Richard Trowbridge Jr. and a child

2012 Finance Report

Save the Children USA's financial standing continues to remain sound, even through the biggest changes in our 80-year history.

In 2012, Save the Children USA completed the majority of the transition of our international field operations to Save the Children International (SCI), as part of our consolidation of operations with other Save the Children members worldwide into one global movement for children. This was completed while maintaining operating revenue and expense levels within 3 percent of previous year's levels.

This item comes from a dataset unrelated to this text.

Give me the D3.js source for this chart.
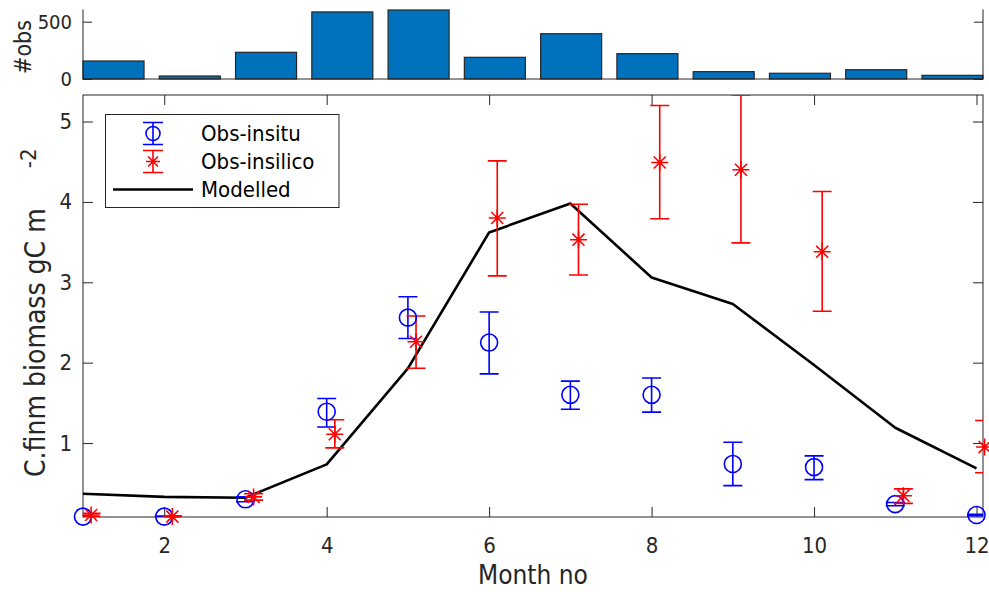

2012 brought the second-highest level of revenue to Save the Children USA in agency history: $597.2 million, a 3 percent decrease from 2011. This level was maintained by raising more gifts from U.S. donors with our newly expanded portfolio of locations. This helped offset the loss of revenue from other Save the Children members, which now goes directly to SCI. Contributions and private grants accounted for $286.5 million, 48 percent of revenues, while U.S. government support, including its portion of Commodities, totaled $215.3 million, or 36 percent of revenues, an 8 percent growth from 2011.

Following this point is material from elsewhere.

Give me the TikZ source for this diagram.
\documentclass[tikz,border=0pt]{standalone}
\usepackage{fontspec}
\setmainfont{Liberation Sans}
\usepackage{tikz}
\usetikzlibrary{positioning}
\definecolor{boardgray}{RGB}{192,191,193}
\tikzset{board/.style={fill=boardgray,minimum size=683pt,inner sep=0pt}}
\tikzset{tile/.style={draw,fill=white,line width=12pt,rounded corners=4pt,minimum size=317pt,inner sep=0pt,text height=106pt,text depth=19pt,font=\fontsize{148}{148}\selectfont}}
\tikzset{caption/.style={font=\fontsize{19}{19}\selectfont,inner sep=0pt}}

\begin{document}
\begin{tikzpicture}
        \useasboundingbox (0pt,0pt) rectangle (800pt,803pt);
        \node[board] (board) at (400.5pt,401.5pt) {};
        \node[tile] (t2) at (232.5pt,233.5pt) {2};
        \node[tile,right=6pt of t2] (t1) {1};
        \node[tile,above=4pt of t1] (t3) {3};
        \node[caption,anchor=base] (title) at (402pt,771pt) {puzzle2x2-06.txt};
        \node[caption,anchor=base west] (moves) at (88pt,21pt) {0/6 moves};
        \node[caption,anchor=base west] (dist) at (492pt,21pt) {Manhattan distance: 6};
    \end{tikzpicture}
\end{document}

Agency spending for the year totaled $617.5 million, an historic high, with significant spending of temporarily restricted funds raised in prior years for multi-year emergency responses in Haiti, Japan, Pakistan and the Horn of Africa. Approximately 30 percent of programmatic spending was related to emergency response activities, 25 percent for health/nutrition and 20 percent for education. We delivered $122.9 million in program activities through SCI and $396.4 million through Save the Children USA.

Save the Children USA experienced an unrestricted operating deficit of $3.6 million in 2012, due mainly to the challenging U.S. economy and the costs of transitioning our international operations to SCI. The transition costs are one-time events and will be offset by future efficiency savings in administrative costs. We also experienced a $16.6 million timing-related deficit in temporarily restricted funds from the spending mentioned above (timing differences of restricted surpluses in 2010 and 2011, followed by a deficit in 2012). This phenomenon also occurred in 2005-2009 with the Asia Tsunami emergency.

Unrestricted net assets totaled $111.6 million in 2012, up $3.4 million from 2011, but total net assets declined 6 percent to $182.9 million, due to the spending of temporarily restricted net assets. The overall net asset changes reflect endowment gift inflow, currency exchange, the operating deficit and an 11.5 percent overall investment performance (with 7 percent used to increase net assets).

In 2012, Save the Children USA directed 89 percent of overall expenses to programs – an important measure of financial health. For the past eight years, we have kept the private cost of raising $1 below 10 cents. And for the 11th year in a row, Charity Navigator gave us its highest four-star rating.

Save the Children USA enters 2013 financially sound and well positioned to move forward in expanding its one global movement for children.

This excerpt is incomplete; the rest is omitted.